Missing a single credit card payment might seem like a minor slip-up, a temporary inconvenience easily rectified next month. However, this seemingly small misstep can trigger a chain reaction with significant long-term financial repercussions. Understanding the consequences is crucial to preventing them and maintaining a healthy financial standing.

The immediate impact is often a hefty late fee. These fees can vary widely depending on your credit card issuer, but they typically range from $25 to $35 or even more. This is added to your outstanding balance, immediately increasing the amount you owe.

Beyond the late fee, the interest charges escalate. While you accrue interest on your outstanding balance regardless of timely payment, many credit card agreements stipulate a higher interest rate for accounts that are delinquent. This penalty APR (Annual Percentage Rate) can significantly inflate your debt, making it harder to pay down the balance and potentially trapping you in a cycle of debt. The longer you’re delinquent, the longer you’ll be paying the higher interest.

Perhaps the most insidious consequence is the damage to your credit score. Credit reporting agencies like Equifax, Experian, and TransUnion track your payment history meticulously. A missed payment, even a single one, will negatively impact your credit score. This score is a crucial factor lenders consider when you apply for loans, mortgages, car financing, or even renting an apartment. A lower credit score translates into higher interest rates on future loans, making borrowing more expensive, or even rejection of your application altogether.

Furthermore, a missed payment can impact your credit report beyond the initial score drop. The negative mark remains on your report for a considerable period – typically seven years – continually reminding potential lenders of your past delinquency. This can significantly restrict your financial options and limit your ability to secure favorable terms on future credit products.

Finally, repeated missed payments can lead to your account being sent to collections. This drastically harms your credit score, and collection agencies will pursue aggressive debt recovery methods, potentially impacting your ability to open new accounts, obtain employment, or even rent a property.
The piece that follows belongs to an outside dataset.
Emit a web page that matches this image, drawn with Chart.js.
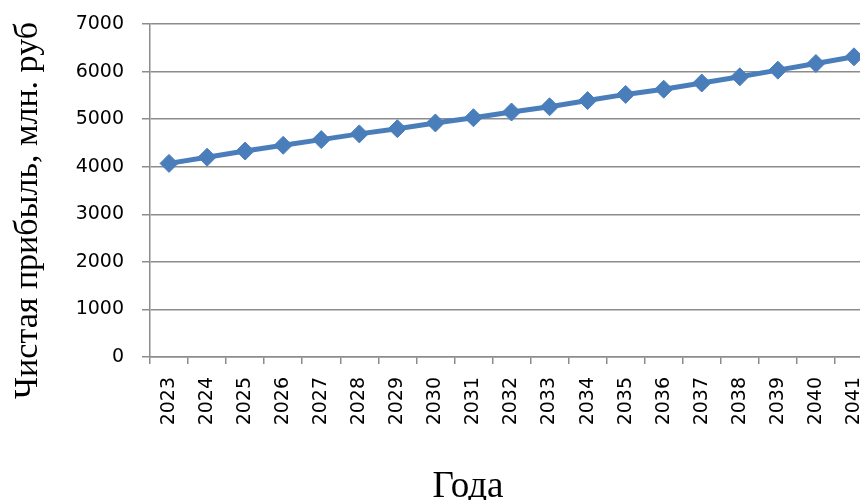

Therefore, while missing a single credit card payment might feel like a minor oversight, it’s a serious financial misstep with far-reaching consequences. Proactive financial management, including budgeting, setting up automatic payments, and promptly addressing any unexpected financial setbacks, is vital to protecting your credit health and long-term financial well-being. If you’re struggling to make payments, contacting your credit card issuer immediately to discuss options like hardship programs or payment plans is crucial to mitigating the damage. Don’t let a single missed payment derail your financial future.